Sentiment analysis and search for the most frequently used words in Donald Trump's tweets in 2017-2020
- the data has been downloaded from the website www.thetrumparchive.com;
- the analysis was conducted on tweets published from January 20, 2017 to December 31, 2020;
- only tweets in English were analyzed;
- sentiment analysis was carried out using the TextBlob library;
- the thematic modeling was performed with the Latent Dirichlet Allocation (LDA).
After retrieving the data, I had to clean it to make it usable for analysis. I made the following changes and created the following variables:
- Created columns containing hashatgs, mentions, retweets;
- To clear the text removed links, punctuation marks, numbers, emoji icons, multiple spaces and the characters '@', '#', 'RT';
- Removed tweets with no text;
- The languages in which the tweets were written were identified;
- Tweets have been tokenized, lemmatized and stopwords removed.
As a result of the above operations, I received the following columns: 'text', 'clean_tweet', 'date', 'retweeted', 'mentioned', 'hashtags', 'language'.
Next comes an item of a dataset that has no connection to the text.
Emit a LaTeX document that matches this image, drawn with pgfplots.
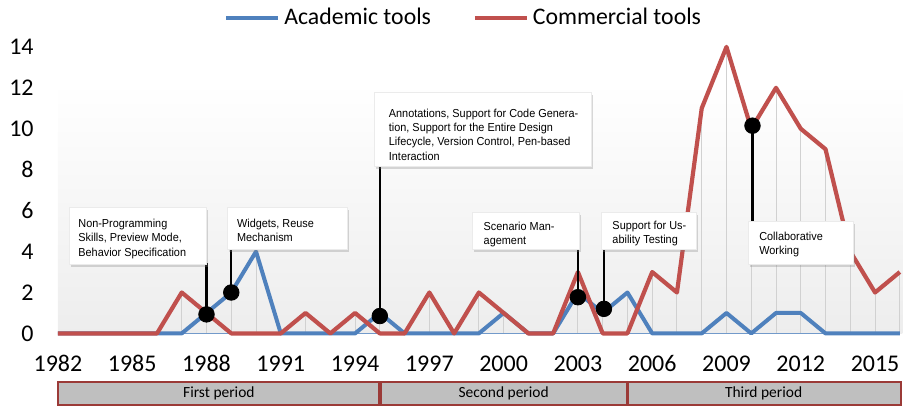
\documentclass[border=0pt]{standalone}
\usepackage{pgfplots}
\pgfplotsset{compat=1.18}
\usepackage{fontspec}
\setmainfont{Carlito}
\newfontfamily\arialf[FakeStretch=0.94]{Liberation Sans}
\usetikzlibrary{shadows}
\definecolor{acad}{HTML}{4F81BD}
\definecolor{comm}{HTML}{C0504D}
\definecolor{boxred}{HTML}{9B3A37}
\definecolor{boxgray}{HTML}{BFBFBF}
\begin{document}
\begin{tikzpicture}
\begin{axis}[
  x=12.4pt, y=10.25pt,
  xmin=1982, xmax=2016, ymin=0, ymax=14,
  clip=false, scale only axis,
  axis line style={draw=none},
  tick style={draw=none},
  xtick={1982,1985,...,2015},
  xticklabels={1982,1985,1988,1991,1994,1997,2000,2003,2006,2009,2012,2015},
  ytick={0,2,...,14},
  yticklabels={0,2,4,6,8,10,12,14},
  ticklabel style={font=\fontsize{12}{14}\selectfont},
  xticklabel style={anchor=base, yshift=-19pt},
  yticklabel style={anchor=east, inner xsep=0pt, xshift=-12pt},
  legend columns=2,
  legend style={draw=none, fill=none, at={(0.4832,1.1007)}, anchor=center,
    font=\fontsize{11.9}{13}\selectfont,
    /tikz/every even column/.append style={column sep=19pt}},
  legend image code/.code={\draw[#1, line width=2pt] (0pt,0pt) -- (26pt,0pt);},
]
% background gradient
\path[top color=white, bottom color=black!7] (axis cs:1982,0) rectangle (axis cs:2016.1,12.24);
% drop lines
\addplot[forget plot, ycomb, draw=black!18, line width=0.5pt, mark=none] coordinates {
(1987,2) (1988,1) (1989,2) (1990,4) (1992,1) (1994,1) (1995,1) (1997,2) (1999,2) (2000,1)
(2003,3) (2004,1) (2005,2) (2006,3) (2007,2) (2008,11) (2009,14) (2010,10) (2011,12)
(2012,10) (2013,9) (2014,4) (2015,2) (2016,3)};
% baseline
\addplot[forget plot, acad!80, line width=0.6pt, mark=none] coordinates {(1982,0) (2016,0)};
\addplot[acad, line width=2pt, line join=round, mark=none] coordinates {
(1982,0) (1983,0) (1984,0) (1985,0) (1986,0) (1987,0) (1988,1) (1989,2) (1990,4) (1991,0)
(1992,0) (1993,0) (1994,0) (1995,1) (1996,0) (1997,0) (1998,0) (1999,0) (2000,1) (2001,0)
(2002,0) (2003,2) (2004,1) (2005,2) (2006,0) (2007,0) (2008,0) (2009,1) (2010,0) (2011,1)
(2012,1) (2013,0) (2014,0) (2015,0) (2016,0)};
\addlegendentry{Academic tools}
\addplot[comm, line width=2.1pt, line join=round, mark=none] coordinates {
(1982,0) (1983,0) (1984,0) (1985,0) (1986,0) (1987,2) (1988,1) (1989,0) (1990,0) (1991,0)
(1992,1) (1993,0) (1994,1) (1995,0) (1996,0) (1997,2) (1998,0) (1999,2) (2000,1) (2001,0)
(2002,0) (2003,3) (2004,0) (2005,0) (2006,3) (2007,2) (2008,11) (2009,14) (2010,10) (2011,12)
(2012,10) (2013,9) (2014,4) (2015,2) (2016,3)};
\addlegendentry{Commercial tools}
% connectors
\addplot[forget plot, black, line width=1.2pt, mark=none] coordinates {(1988,0.93) (1988,3.46)};
\addplot[forget plot, black, line width=1.2pt, mark=none] coordinates {(1989,2) (1989,4.2)};
\addplot[forget plot, black, line width=1.2pt, mark=none] coordinates {(1995,0.85) (1995,8.2)};
\addplot[forget plot, black, line width=1.2pt, mark=none] coordinates {(2003,1.77) (2003,4.15)};
\addplot[forget plot, black, line width=1.2pt, mark=none] coordinates {(2004.05,1.2) (2004.05,4.4)};
\addplot[forget plot, black, line width=1.2pt, mark=none] coordinates {(2010.05,10.15) (2010.05,5.2)};
\addplot[forget plot, only marks, mark=*, mark size=3.9pt, black] coordinates {
(1988,0.93) (1989,2) (1995,0.85) (2003,1.77) (2004.05,1.2) (2010.05,10.15)};
% annotation boxes
\tikzset{abox/.style={fill=white, draw=black!8, drop shadow={opacity=0.3, shadow xshift=0.8pt, shadow yshift=-1.3pt}},
  atext/.style={anchor=north west, inner sep=0pt, align=left, font=\arialf\fontsize{5.8}{7.25}\selectfont}}
\path[abox] (axis cs:1982.48,6.15) rectangle (axis cs:1988.01,3.37);
\node[atext] at (axis cs:1982.81,5.61) {Non-Programming\\Skills, Preview Mode,\\Behavior Specification};
\path[abox] (axis cs:1988.85,6.15) rectangle (axis cs:1993.69,4.10);
\node[atext] at (axis cs:1989.22,5.61) {Widgets, Reuse\\Mechanism};
\path[abox] (axis cs:1994.80,11.80) rectangle (axis cs:2003.53,8.15);
\node[atext, font=\arialf\fontsize{5.8}{7.1}\selectfont] at (axis cs:1995.35,10.98) {Annotations, Support for Code Genera-\\tion, Support for the Entire Design\\Lifecycle, Version Control, Pen-based\\Interaction};
\path[abox] (axis cs:1998.73,5.90) rectangle (axis cs:2003.05,4.10);
\node[atext] at (axis cs:1999.18,5.46) {Scenario Man-\\agement};
\path[abox] (axis cs:2003.94,5.90) rectangle (axis cs:2007.77,4.10);
\node[atext] at (axis cs:2004.38,5.51) {Support for Us-\\ability Testing};
\path[abox] (axis cs:2009.90,5.46) rectangle (axis cs:2014.14,3.37);
\node[atext] at (axis cs:2010.31,4.98) {Collaborative\\Working};
% period boxes
\path[fill=boxgray, draw=boxred, line width=1.1pt] (axis cs:1982,-2.39) rectangle (axis cs:1995,-3.51);
\path[fill=boxgray, draw=boxred, line width=1.1pt] (axis cs:1995,-2.39) rectangle (axis cs:2005,-3.51);
\path[fill=boxgray, draw=boxred, line width=1.1pt] (axis cs:2005,-2.39) rectangle (axis cs:2016.05,-3.51);
\draw[boxred, line width=1.8pt] (axis cs:1995,-2.39) -- (axis cs:1995,-3.51);
\draw[boxred, line width=1.8pt] (axis cs:2005,-2.39) -- (axis cs:2005,-3.51);
\node[font=\fontsize{7.75}{9}\selectfont] at (axis cs:1988.5,-2.95) {First period};
\node[font=\fontsize{7.75}{9}\selectfont] at (axis cs:2000,-2.95) {Second period};
\node[font=\fontsize{7.75}{9}\selectfont] at (axis cs:2010.5,-2.95) {Third period};
% bounding box
\path (axis cs:1979.66,16.29) rectangle (axis cs:2016.19,-3.56);
\end{axis}
\end{tikzpicture}
\end{document}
To perform the analysis, it was necessary to define for each tweet:
- Subjectivity
- Polarity
- Sentiment
Then I checked how the number of tweets changed, taking into account the division into negative / neutral / positive tweets in individual years.
Finally, I conducted thematic modeling using Latent Dirichet Allocation and designated 10 topics that the analyzed tweets cover. For each topic, the 10 most frequently used words in tweets are highlighted.